- **Exercise aim**: Pictures excluded, return the lines below from the first through the line holding "v_step = [1.489, 1.0, 1.0]".

** Begin Dataset content **

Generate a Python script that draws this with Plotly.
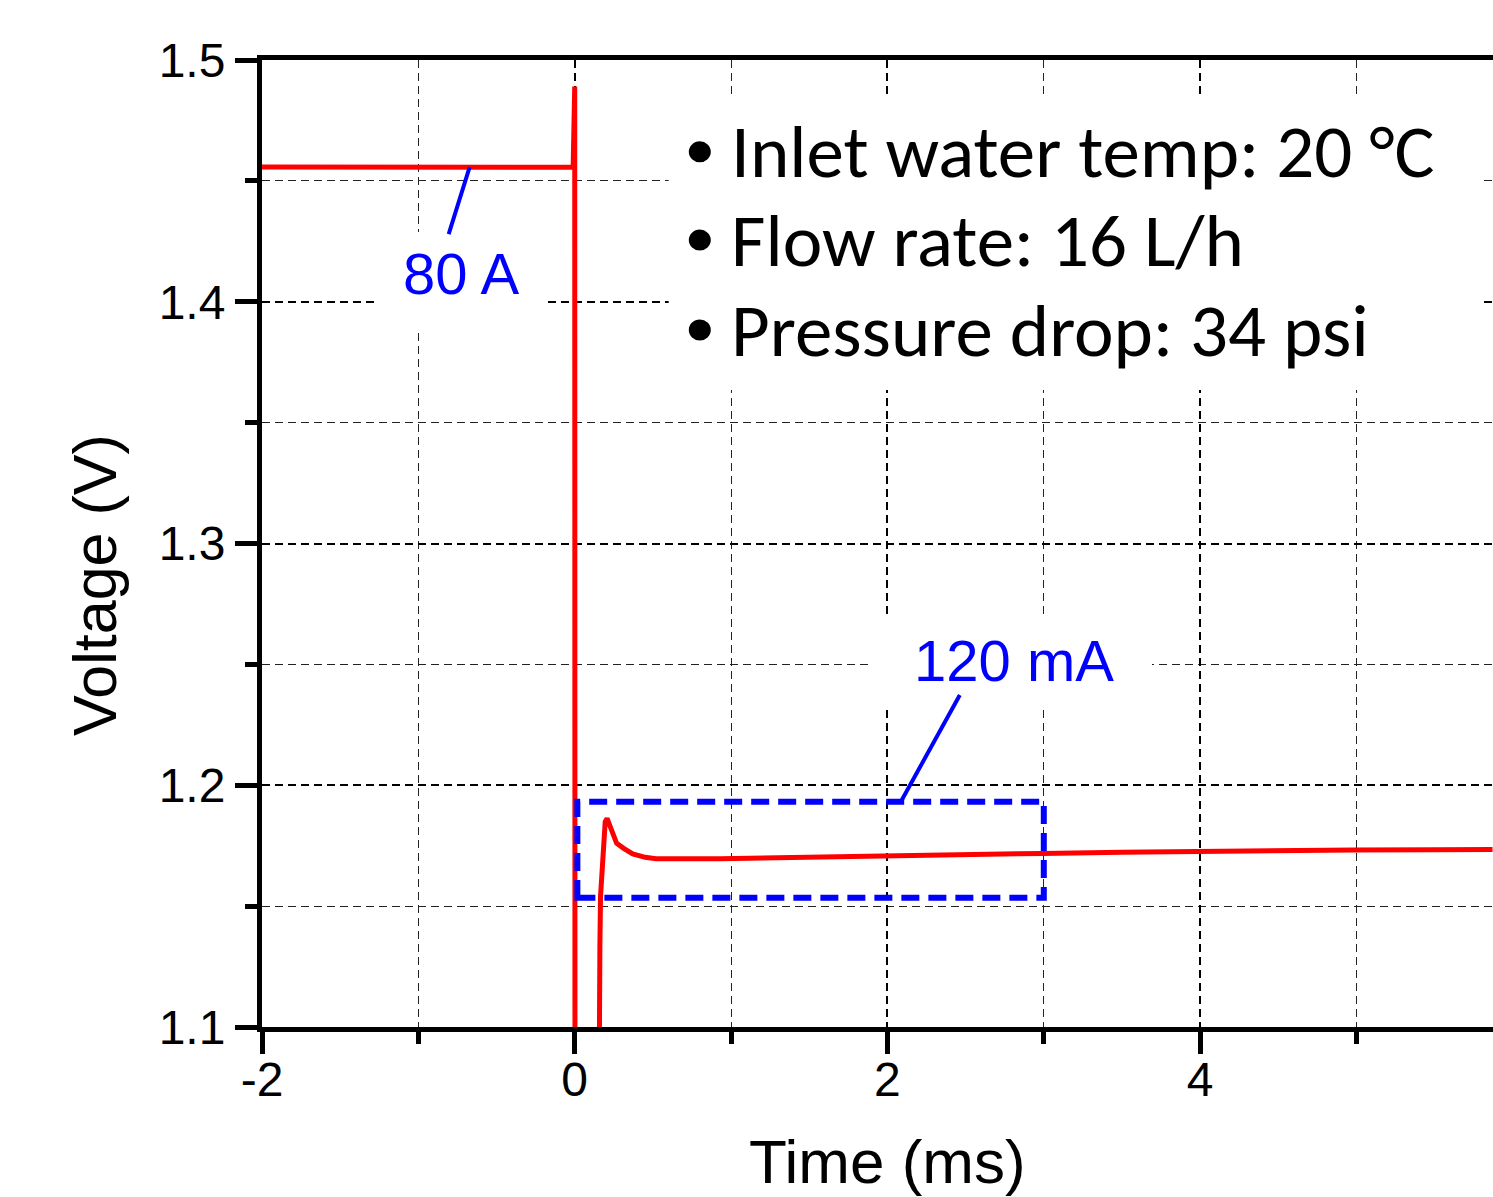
import plotly.graph_objects as go

# ---------------- data ----------------
# Time (ms) and Voltage (V) of the red trace
t_pre = [-2.0, -1.5, -1.0, -0.5, -0.01]
v_pre = [1.4557, 1.4557, 1.4556, 1.4556, 1.4556]

t_step = [0.0, 0.002, 0.15]
v_step = [1.489, 1.0, 1.0]

t_post = [0.153, 0.161, 0.165, 0.177, 0.189, 0.195, 0.207, 0.245, 0.268, 0.313,
          0.371, 0.451, 0.52, 0.93, 1.5, 1.98, 2.5, 2.995, 3.5, 3.996, 4.5,
          4.98, 5.5, 5.87]
v_post = [1.100, 1.1333, 1.1539, 1.1704, 1.1801, 1.1849, 1.1863, 1.1801, 1.1760, 1.1739,
          1.1716, 1.1702, 1.1696, 1.1696, 1.1703, 1.1710, 1.1714, 1.1718, 1.1723, 1.1727, 1.1730,
          1.1732, 1.1733, 1.1734]

time = t_pre + t_step + t_post
voltage = v_pre + v_step + v_post

x_ticks = [-2, 0, 2, 4]
y_ticks = [1.1, 1.2, 1.3, 1.4, 1.5]

info_lines = ["Inlet water temp: 20 °C", "Flow rate: 16 L/h", "Pressure drop: 34 psi"]
label_high = "80 A"
label_low = "120 mA"
x_title = "Time (ms)"
y_title = "Voltage (V)"

# ---------------- figure ----------------
RED = "#FF0000"
BLUE = "#0000FF"
ARIAL = "Liberation Sans, Arial, sans-serif"
CAL = "Carlito, Calibri, Lato, sans-serif"

fig = go.Figure()
fig.add_trace(go.Scatter(x=time, y=voltage, mode="lines",
                         line=dict(color=RED, width=5), showlegend=False,
                         hoverinfo="skip"))

grid_dash = "8px,5px"
fig.update_xaxes(
    range=[-2, 5.873], tickvals=x_ticks, ticktext=[str(v) for v in x_ticks],
    showline=True, linecolor="black", linewidth=5, mirror=True,
    ticks="outside", ticklen=22, tickwidth=5, tickcolor="black",
    showgrid=True, gridcolor="black", gridwidth=1.6, griddash=grid_dash,
    zeroline=False, ticklabelstandoff=-16,
    minor=dict(dtick=1, tick0=-1, ticks="outside", ticklen=12, tickwidth=5,
               tickcolor="black", showgrid=True, gridcolor="#222222",
               gridwidth=1.1, griddash=grid_dash),
    tickfont=dict(family=ARIAL, size=48, color="black"),
)
fig.update_yaxes(
    range=[1.1, 1.5], tickvals=y_ticks, ticktext=[f"{v:.1f}" for v in y_ticks],
    showline=True, linecolor="black", linewidth=5, mirror=False,
    ticks="outside", ticklen=22, tickwidth=5, tickcolor="black",
    showgrid=True, gridcolor="black", gridwidth=1.6, griddash=grid_dash,
    zeroline=False,
    minor=dict(dtick=0.05, ticks="outside", ticklen=12, tickwidth=5,
               tickcolor="black", showgrid=True, gridcolor="#222222",
               gridwidth=1.1, griddash=grid_dash),
    tickfont=dict(family=ARIAL, size=48, color="black"),
)

shapes = []
# white backgrounds covering the grid
for (x0, x1, y0, y1) in [(-1.28, -0.179, 1.3883, 1.4289),
                         (1.887, 3.692, 1.2324, 1.2704),
                         (0.601, 5.803, 1.3635, 1.4847)]:
    shapes.append(dict(type="rect", xref="x", yref="y", x0=x0, x1=x1, y0=y0, y1=y1,
                       fillcolor="white", line=dict(width=0), layer="between"))
# blue dashed box
shapes.append(dict(type="rect", xref="x", yref="y", x0=0.017, x1=3.0, y0=1.1535, y1=1.1932,
                   line=dict(color=BLUE, width=6, dash="18px,9px"), layer="above"))
# leader lines
shapes.append(dict(type="line", xref="x", yref="y", x0=-0.672, y0=1.4557, x1=-0.806, y1=1.4280,
                   line=dict(color=BLUE, width=4)))
shapes.append(dict(type="line", xref="x", yref="y", x0=2.463, y0=1.2373, x1=2.092, y1=1.1939,
                   line=dict(color=BLUE, width=4)))
# bullets
bullet_y = [1.4620, 1.4255, 1.3883]
for by in bullet_y:
    shapes.append(dict(type="circle", xref="x", yref="y", xsizemode="pixel", ysizemode="pixel",
                       xanchor=0.8, yanchor=by, x0=-11, x1=11, y0=-10.5, y1=10.5,
                       fillcolor="black", line=dict(width=0)))

annotations = [
    dict(x=-0.729, y=1.4115, xref="x", yref="y", text=label_high, showarrow=False,
         font=dict(family=ARIAL, size=58, color=BLUE), xanchor="center", yanchor="middle"),
    dict(x=2.809, y=1.2518, xref="x", yref="y", text=label_low, showarrow=False,
         font=dict(family=ARIAL, size=58, color=BLUE), xanchor="center", yanchor="middle"),
    # axis titles
    dict(x=(887 - 262) / 1231, y=-(1161 - 1027) / 967, xref="paper", yref="paper",
         text=x_title, showarrow=False, xanchor="center", yanchor="middle",
         font=dict(family=ARIAL, size=62, color="black")),
    dict(x=(95 - 262) / 1231, y=(1027 - 585) / 967, xref="paper", yref="paper",
         text=y_title, showarrow=False, xanchor="center", yanchor="middle", textangle=-90,
         font=dict(family=ARIAL, size=61, color="black")),
]
for line, by in zip(info_lines, bullet_y):
    annotations.append(dict(x=0.985, y=by, xref="x", yref="y", text=line, showarrow=False,
                            font=dict(family=CAL, size=75, color="black"),
                            xanchor="left", yanchor="middle"))

fig.update_layout(
    width=1493, height=1197,
    margin=dict(l=262, r=0, t=60, b=170),
    paper_bgcolor="white", plot_bgcolor="white",
    shapes=shapes, annotations=annotations, showlegend=False,
)

fig.write_html("out.html")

** End Dataset content **

- **Task solution**:
Generate a Python script that draws this with Plotly.
import plotly.graph_objects as go

# ---------------- data ----------------
# Time (ms) and Voltage (V) of the red trace
t_pre = [-2.0, -1.5, -1.0, -0.5, -0.01]
v_pre = [1.4557, 1.4557, 1.4556, 1.4556, 1.4556]

t_step = [0.0, 0.002, 0.15]
v_step = [1.489, 1.0, 1.0]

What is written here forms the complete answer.